Newspaper readers at Arat Kilo, a square in Addis Ababa, Ethiopia. © 2011 Tom Cochrem/Getty Images

The bad news is that despite this welcome, long overdue judgment, at day’s end all four were still in detention. One of them is still under the shadow of a criminal conviction, and many other individuals, including journalists, remain in jail with little international attention to their plight.

On April 25 and 26, 2014, six of the Zone 9 bloggers and three journalists were arrested, including the four acquitted today. Two bloggers and the three journalists were released in July, days before United States President Barack Obama’s visit to Ethiopia.

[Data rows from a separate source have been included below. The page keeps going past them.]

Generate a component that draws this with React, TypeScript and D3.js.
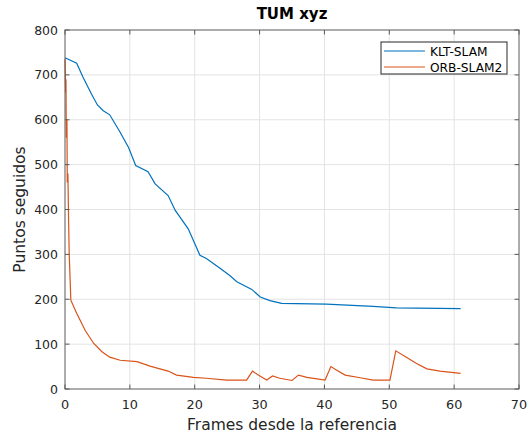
import React, { useEffect, useRef } from 'react';
import * as d3 from 'd3';

// KLT-SLAM: frame / tracked points
const kltFrames = [0, 1.8, 2.8, 4.1, 5.0, 5.9, 6.9, 8.5, 9.8, 10.9, 12.8, 13.9, 15.9, 17.0, 19.0, 20.8, 21.8, 23.9, 25.4, 26.5, 28.8, 30.1, 31.6, 33.4, 40.3, 47.5, 51.1, 61];
const kltValues = [738, 726, 694, 657, 633, 620, 611, 572, 538, 498, 484, 457, 431, 398, 357, 298, 291, 269, 253, 239, 222, 205, 197, 191, 189, 184, 181, 179];

// ORB-SLAM2
const orbFrames = [0, 0.05, 0.1, 0.15, 0.2, 0.3, 0.35, 0.45, 0.55, 0.65, 0.75, 0.9, 1.8, 3.1, 4.4, 5.7, 6.9, 8.5, 11.1, 13.1, 15.9, 17.2, 19.8, 21.8, 24.9, 28.0, 28.9, 29.8, 31.1, 32.0, 33.1, 35.0, 36.0, 37.3, 40.1, 41.0, 41.9, 43.2, 45.5, 47.5, 50.1, 51.0, 52.7, 54.2, 55.8, 57.8, 61];
const orbValues = [735, 700, 660, 690, 560, 600, 460, 480, 380, 300, 260, 198, 169, 131, 102, 83, 71, 64, 61, 51, 40, 31, 26, 24, 20, 20, 40, 31, 20, 29, 24, 19, 31, 26, 20, 50, 42, 31, 25, 20, 20, 85, 70, 57, 45, 40, 35];

const xTicks = [0, 10, 20, 30, 40, 50, 60, 70];
const yTicks = [0, 100, 200, 300, 400, 500, 600, 700, 800];

const seriesNames = ['KLT-SLAM', 'ORB-SLAM2'];
const seriesColors = ['#0072BD', '#D95319'];

const W = 529;
const H = 437;
const font = 'DejaVu Sans, sans-serif';

const drawChart = (container: SVGSVGElement) => {
  const svg = d3.select(container);
  svg.selectAll('*').remove();
  svg.attr('width', W).attr('height', H);

  const left = 65, right = 519, top = 30, bottom = 389;
  const x = d3.scaleLinear().domain([0, 70]).range([left, right]);
  const y = d3.scaleLinear().domain([0, 800]).range([bottom, top]);

  svg.append('rect').attr('width', W).attr('height', H).attr('fill', '#fff');

  // grid
  const grid = svg.append('g').attr('stroke', '#e3e3e3').attr('stroke-width', 1);
  xTicks.slice(1, -1).forEach(t => {
    grid.append('line').attr('x1', x(t)).attr('x2', x(t)).attr('y1', top).attr('y2', bottom);
  });
  yTicks.slice(1, -1).forEach(t => {
    grid.append('line').attr('x1', left).attr('x2', right).attr('y1', y(t)).attr('y2', y(t));
  });

  // lines
  const series = [
    kltFrames.map((f, i) => [f, kltValues[i]] as [number, number]),
    orbFrames.map((f, i) => [f, orbValues[i]] as [number, number]),
  ];
  const line = d3.line<[number, number]>().x(d => x(d[0])).y(d => y(d[1]));
  series.forEach((s, i) => {
    svg.append('path')
      .attr('d', line(s))
      .attr('fill', 'none')
      .attr('stroke', seriesColors[i])
      .attr('stroke-width', 1.2);
  });

  // box + inner ticks
  const axisColor = '#5a5a5a';
  svg.append('rect')
    .attr('x', left).attr('y', top)
    .attr('width', right - left).attr('height', bottom - top)
    .attr('fill', 'none').attr('stroke', axisColor).attr('stroke-width', 1);
  const tl = 4.5;
  const ticks = svg.append('g').attr('stroke', axisColor).attr('stroke-width', 1);
  xTicks.forEach(t => {
    ticks.append('line').attr('x1', x(t)).attr('x2', x(t)).attr('y1', bottom).attr('y2', bottom - tl);
    ticks.append('line').attr('x1', x(t)).attr('x2', x(t)).attr('y1', top).attr('y2', top + tl);
  });
  yTicks.forEach(t => {
    ticks.append('line').attr('x1', left).attr('x2', left + tl).attr('y1', y(t)).attr('y2', y(t));
    ticks.append('line').attr('x1', right).attr('x2', right - tl).attr('y1', y(t)).attr('y2', y(t));
  });

  // tick labels
  const labelColor = '#262626';
  svg.append('g').selectAll('text').data(xTicks).enter().append('text')
    .attr('x', d => x(d)).attr('y', bottom + 20)
    .attr('text-anchor', 'middle')
    .attr('font-family', font).attr('font-size', 12.8).attr('fill', labelColor)
    .text(d => d);
  svg.append('g').selectAll('text').data(yTicks).enter().append('text')
    .attr('x', left - 7).attr('y', d => y(d) + 4.5)
    .attr('text-anchor', 'end')
    .attr('font-family', font).attr('font-size', 12.5).attr('fill', labelColor)
    .text(d => d);

  // axis labels and title
  svg.append('text')
    .attr('x', (left + right) / 2).attr('y', bottom + 41)
    .attr('text-anchor', 'middle')
    .attr('font-family', font).attr('font-size', 15.5).attr('fill', labelColor)
    .text('Frames desde la referencia');
  svg.append('text')
    .attr('transform', `translate(25,${(top + bottom) / 2}) rotate(-90)`)
    .attr('text-anchor', 'middle')
    .attr('font-family', font).attr('font-size', 15.5).attr('fill', labelColor)
    .text('Puntos seguidos');
  svg.append('text')
    .attr('x', 292).attr('y', 19)
    .attr('text-anchor', 'middle')
    .attr('font-family', font).attr('font-size', 15).attr('font-weight', 'bold').attr('fill', '#000')
    .text('TUM xyz');

  // legend
  const lg = svg.append('g');
  lg.append('rect')
    .attr('x', 381).attr('y', 42).attr('width', 126).attr('height', 32)
    .attr('fill', '#fff').attr('stroke', '#262626').attr('stroke-width', 1);
  seriesNames.forEach((name, i) => {
    const ly = 51 + i * 16;
    lg.append('line')
      .attr('x1', 384).attr('x2', 425).attr('y1', ly).attr('y2', ly)
      .attr('stroke', seriesColors[i]).attr('stroke-width', 1.2);
    lg.append('text')
      .attr('x', 430).attr('y', ly + 4.5)
      .attr('font-family', font).attr('font-size', 12.2).attr('fill', '#000')
      .text(name);
  });
};

const App = () => {
  const ref = useRef<SVGSVGElement>(null);
  useEffect(() => {
    if (ref.current) drawChart(ref.current);
  }, []);
  return (
    <div style={{ position: 'fixed', left: 0, top: 0 }}>
      <svg ref={ref} style={{ display: 'block' }} />
    </div>
  );
};

export default App;
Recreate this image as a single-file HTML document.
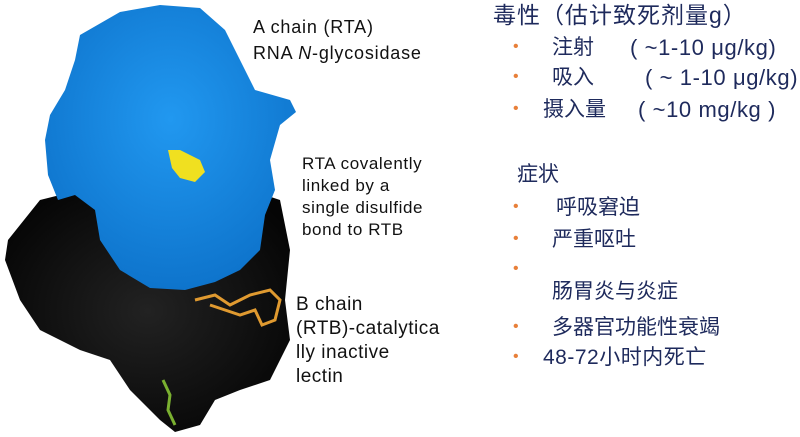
<!DOCTYPE html>
<html><head><meta charset="utf-8"><style>
body{margin:0;width:800px;height:437px;background:#fff;overflow:hidden;position:relative;font-family:"Liberation Sans","Noto Sans CJK SC",sans-serif}
.t{position:absolute;white-space:nowrap;color:#111}
.r{position:absolute;white-space:nowrap;color:#1e2a5c;font-size:21px;line-height:26px}
.p{letter-spacing:0.6px;font-size:22px}
.b{position:absolute;color:#e8803a;font-size:16px}
</style></head><body>
<svg width="800" height="437" style="position:absolute;left:0;top:0">
<defs>
<radialGradient id="bl" cx="50%" cy="40%" r="60%"><stop offset="0" stop-color="#2198f0"/><stop offset="1" stop-color="#0e74cc"/></radialGradient>
<radialGradient id="bk" cx="50%" cy="50%" r="60%"><stop offset="0" stop-color="#222"/><stop offset="1" stop-color="#050505"/></radialGradient>
</defs>
<path d="M60 195 L40 200 L8 240 L5 260 L20 300 L40 330 L80 350 L110 360 L130 390 L160 420 L175 432 L200 425 L215 400 L240 390 L270 380 L290 340 L285 300 L290 250 L280 200 L250 190 L180 190 Z" fill="url(#bk)"/>
<path d="M80 35 L120 12 L160 5 L200 8 L225 30 L240 60 L255 90 L290 100 L296 112 L280 125 L270 160 L275 190 L265 215 L260 250 L240 270 L215 282 L185 290 L150 288 L120 270 L100 240 L95 210 L75 195 L58 200 L48 175 L45 140 L50 115 L65 90 L75 60 Z" fill="url(#bl)"/>
<path d="M168 150 L180 150 L200 160 L205 172 L195 182 L180 178 L172 168 Z" fill="#f0e020"/>
<path d="M195 300 L215 295 L230 305 L250 295 L270 290 L280 300 L275 320 L262 325 L255 310 L240 315 L225 310 L210 305" fill="none" stroke="#e09a30" stroke-width="3"/>
<path d="M163 380 L170 395 L168 410 L175 425" fill="none" stroke="#7ab030" stroke-width="3"/>
</svg>
<div class="t" style="left:253px;top:14px;font-size:18px;line-height:26px;letter-spacing:0.8px">A chain (RTA)<br>RNA <i>N</i>-glycosidase</div>
<div class="t" style="left:302px;top:153px;font-size:17px;line-height:22px;letter-spacing:0.6px">RTA covalently<br>linked by a<br>single disulfide<br>bond to RTB</div>
<div class="t" style="left:296px;top:293px;font-size:19px;line-height:24px;letter-spacing:0.5px">B chain<br>(RTB)-catalytica<br>lly inactive<br>lectin</div>
<div class="r" style="left:493px;top:1px;font-size:23px;line-height:28px;letter-spacing:1px">毒性（估计致死剂量g）</div>
<div class="b" style="left:513px;top:38px">•</div><div class="r" style="left:552px;top:35px">注射</div><div class="r p" style="left:630px;top:35px">( ~1-10 μg/kg)</div>
<div class="b" style="left:513px;top:68px">•</div><div class="r" style="left:552px;top:65px">吸入</div><div class="r p" style="left:645px;top:65px">( ~ 1-10 μg/kg)</div>
<div class="b" style="left:513px;top:100px">•</div><div class="r" style="left:543px;top:97px">摄入量</div><div class="r p" style="left:638px;top:97px">( ~10 mg/kg )</div>
<div class="r" style="left:517px;top:162px">症状</div>
<div class="b" style="left:513px;top:198px">•</div><div class="r" style="left:556px;top:195px">呼吸窘迫</div>
<div class="b" style="left:513px;top:230px">•</div><div class="r" style="left:552px;top:227px">严重呕吐</div>
<div class="b" style="left:513px;top:260px">•</div>
<div class="r" style="left:552px;top:279px">肠胃炎与炎症</div>
<div class="b" style="left:513px;top:318px">•</div><div class="r" style="left:552px;top:315px">多器官功能性衰竭</div>
<div class="b" style="left:513px;top:348px">•</div><div class="r" style="left:543px;top:345px;letter-spacing:0.5px">48-72小时内死亡</div>
</body></html>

Today’s acquittal is wonderful news for these individuals and their families. But today’s judgment cannot reverse the months in prison that these nine people have lost for no good reason. Their detention and treatment has been marked by serious due process failures. There have been allegations of mistreatment in detention and claims that the witness statements read out in court today were obtained under duress.

At the beginning of their imprisonment, they were held at the notorious Maekelawi prison, where Human Rights Watch and others have documented numerous cases of forced confessions by torture. These confessions have often been presented as evidence in court to convict individuals under Ethiopia’s criminal code and the repressive anti-terrorism law. Complaints to the court about mistreatment in detention have been routinely ignored, as they were in the Zone 9 blogger cases. There have been no known investigations into the use of forced confessions by Ethiopian courts.

The Ethiopian court’s judgment today is an important step – but only if it is the first of a broader set of policy changes aimed at reversing the stranglehold on press freedom and freedom of expression that Ethiopia’s government has imposed for the past decade. Releasing other imprisoned journalists and activists and amending the draconian laws that prosecutors are using to wrongfully detain and convict are the necessary next steps.